When this system is in use, ESPN will also continue to deploy its goal-line pylon cams meaning that there could be anywhere from 6-10 pylon camera units on a marquee game (Placey gets a good laugh out of this fact). Plus, ESPN is keeping a couple of original versions of this system in rotation, using v1.0s on the featured Saturday primetime games that air on both ESPN and the SEC Network.
In a separate major development, ESPN also gained full approval from the NFL earlier this week to use the new versions of both the Line To Gain Pylon Cams and Marker Cam every week on Monday Night Football. ESPN has been hoping to prove out the value and effectiveness of these systems to the NFL over the past couple of years and those efforts have finally born fruit. A couple of test deployments on a pair of preseason games this month helped seal the deal.

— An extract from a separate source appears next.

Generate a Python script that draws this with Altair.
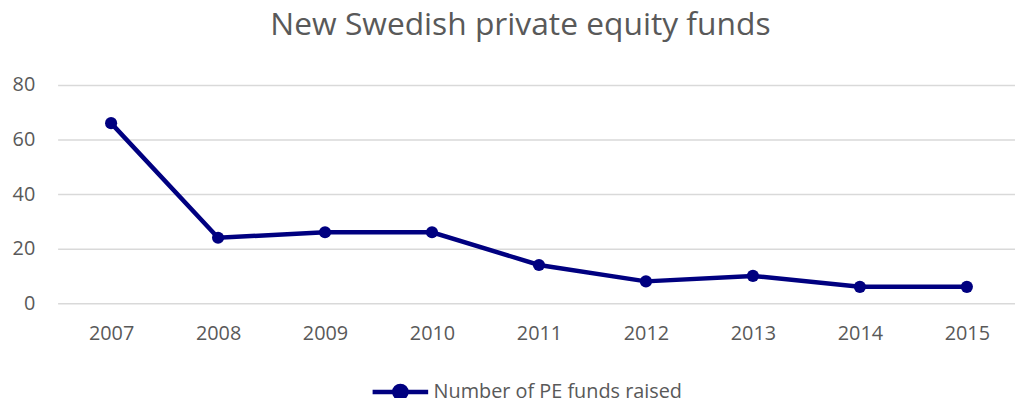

Back to college football, this weekend’s coverage of Week 1 is fully loaded. In fact, when combining with last weekend’s Week 0 (which garnered more attention this year thanks to a College GameDay production at Walt Disney World and a marquee opening matchup between Miami and Florida in Orlando), ESPN will be producing 35 combined collegiate (and high school) telecasts over seven platforms. It will total up to about 200 hours of football programming across the ESPN linear family by the time Monday night is all said and done. With that, ESPN crews will have deployed 27 different mobile production units from seven different truck vendors to 27 college/high school fields and eight NFL stadiums.

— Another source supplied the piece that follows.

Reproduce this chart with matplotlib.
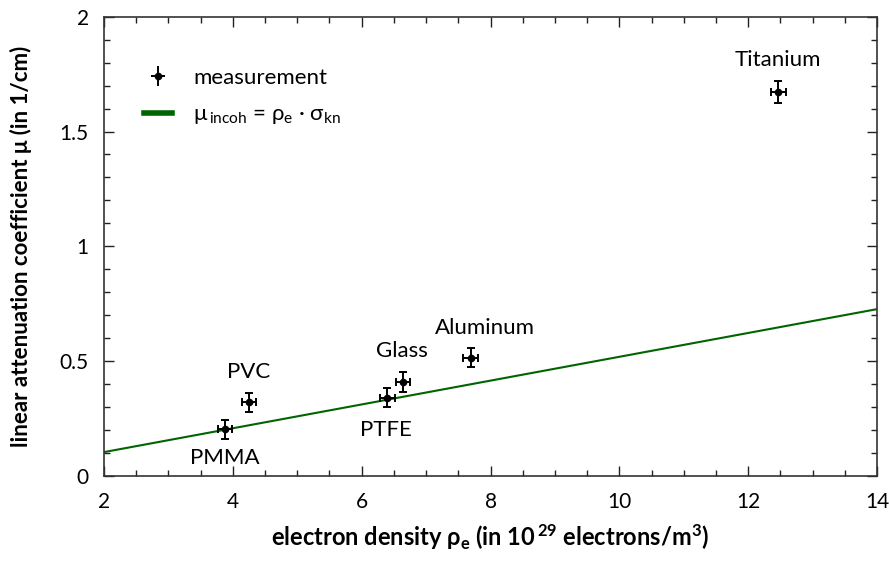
import matplotlib
matplotlib.use("Agg")
import matplotlib.pyplot as plt
from matplotlib.lines import Line2D
from matplotlib.legend_handler import HandlerErrorbar
from matplotlib.ticker import MultipleLocator

plt.rcParams['font.family'] = ['Lato', 'DejaVu Sans']
plt.rcParams['mathtext.default'] = 'regular'

materials = ["PMMA", "PVC", "PTFE", "Glass", "Aluminum", "Titanium"]
rho_e = [3.88, 4.25, 6.40, 6.64, 7.69, 12.47]
mu = [0.203, 0.320, 0.340, 0.408, 0.514, 1.673]
rho_err = [0.11, 0.11, 0.11, 0.11, 0.11, 0.12]
mu_err = [0.042, 0.042, 0.042, 0.042, 0.042, 0.048]

label_x = [3.88, 4.25, 6.37, 6.63, 7.91, 12.46]
label_y = [0.077, 0.453, 0.199, 0.543, 0.644, 1.814]

line_x = [2, 14]
line_y = [0.103, 0.726]

green = '#006400'

fig = plt.figure(figsize=(8.89, 5.61), dpi=100)
ax = fig.add_axes([0.117, 0.152, 0.8695, 0.818])

ax.plot(line_x, line_y, color=green, lw=1.5, zorder=2)
ax.errorbar(rho_e, mu, xerr=rho_err, yerr=mu_err, fmt='o', color='black',
            ms=4.5, elinewidth=1.4, capsize=3, capthick=1.4, zorder=3)

for name, x, y in zip(materials, label_x, label_y):
    ax.text(x, y, name, ha='center', va='center', fontsize=16)

ax.set_xlim(2, 14)
ax.set_ylim(0, 2)
ax.xaxis.set_major_locator(MultipleLocator(2))
ax.xaxis.set_minor_locator(MultipleLocator(0.5))
ax.yaxis.set_major_locator(MultipleLocator(0.5))
ax.yaxis.set_minor_locator(MultipleLocator(0.1))
ax.set_yticks([0, 0.5, 1, 1.5, 2])
ax.set_yticklabels(['0', '0.5', '1', '1.5', '2'])
ax.tick_params(which='both', direction='in', top=True, right=True, labelsize=15,
               color='#222222')
ax.tick_params(which='major', length=7.2, width=1)
ax.tick_params(axis='x', which='major', pad=12)
ax.tick_params(axis='y', which='major', pad=11)
ax.tick_params(which='minor', length=4.5, width=1)
for s in ax.spines.values():
    s.set_linewidth(1.2)
    s.set_color('#333333')

ax.set_xlabel(r'electron density ρ$_e$ (in 10$^{\,29}$ electrons/m$^3$)',
              fontsize=17, fontweight='bold', labelpad=7)
ax.set_ylabel('linear attenuation coefficient μ (in 1/cm)',
              fontsize=16, fontweight='bold', labelpad=20)

h1 = ax.errorbar([], [], xerr=[], yerr=[], fmt='o', color='black', ms=4.5,
                 elinewidth=1.4, capsize=3, capthick=1.4)
h2 = Line2D([], [], color=green, lw=4)
ax.legend([h1, h2], ['measurement', r'μ$_{\,incoh}$ = ρ$_e$ · σ$_{kn}$'],
          loc='upper left', bbox_to_anchor=(0.032, 0.923), frameon=False,
          fontsize=16, handlelength=1.25, handletextpad=0.95,
          borderaxespad=0.3, labelspacing=0.75,
          handler_map={type(h1): HandlerErrorbar(xerr_size=0.32, yerr_size=0.45)})

fig.savefig('out.png', dpi=100)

“The sheer volume that we are offering fans this first weekend is extraordinary,” says John LaChance, Director, Remote Production Operations for ESPN. “To see and hear all those collective numbers to kick-off the college football season is both impressive and a bit humbling. It’s certainly a large group effort touching every aspect and group within our department and it’s a partnership with our production colleagues. For one, I’m very proud of our college football team and the combined effort of all involved.”
On an infrastructure note, proprietary and third party fiber infrastructure will be used to support nearly half of those games while the remaining shows will be supported by delivery over IP and traditional satellite uplink trucks.
All in all, more than 1,000 remote technicians, vendors, and utilities, along with more than 60 remote-operations–management personnel, will be involved in what promises to be a frenetic opening week across college football.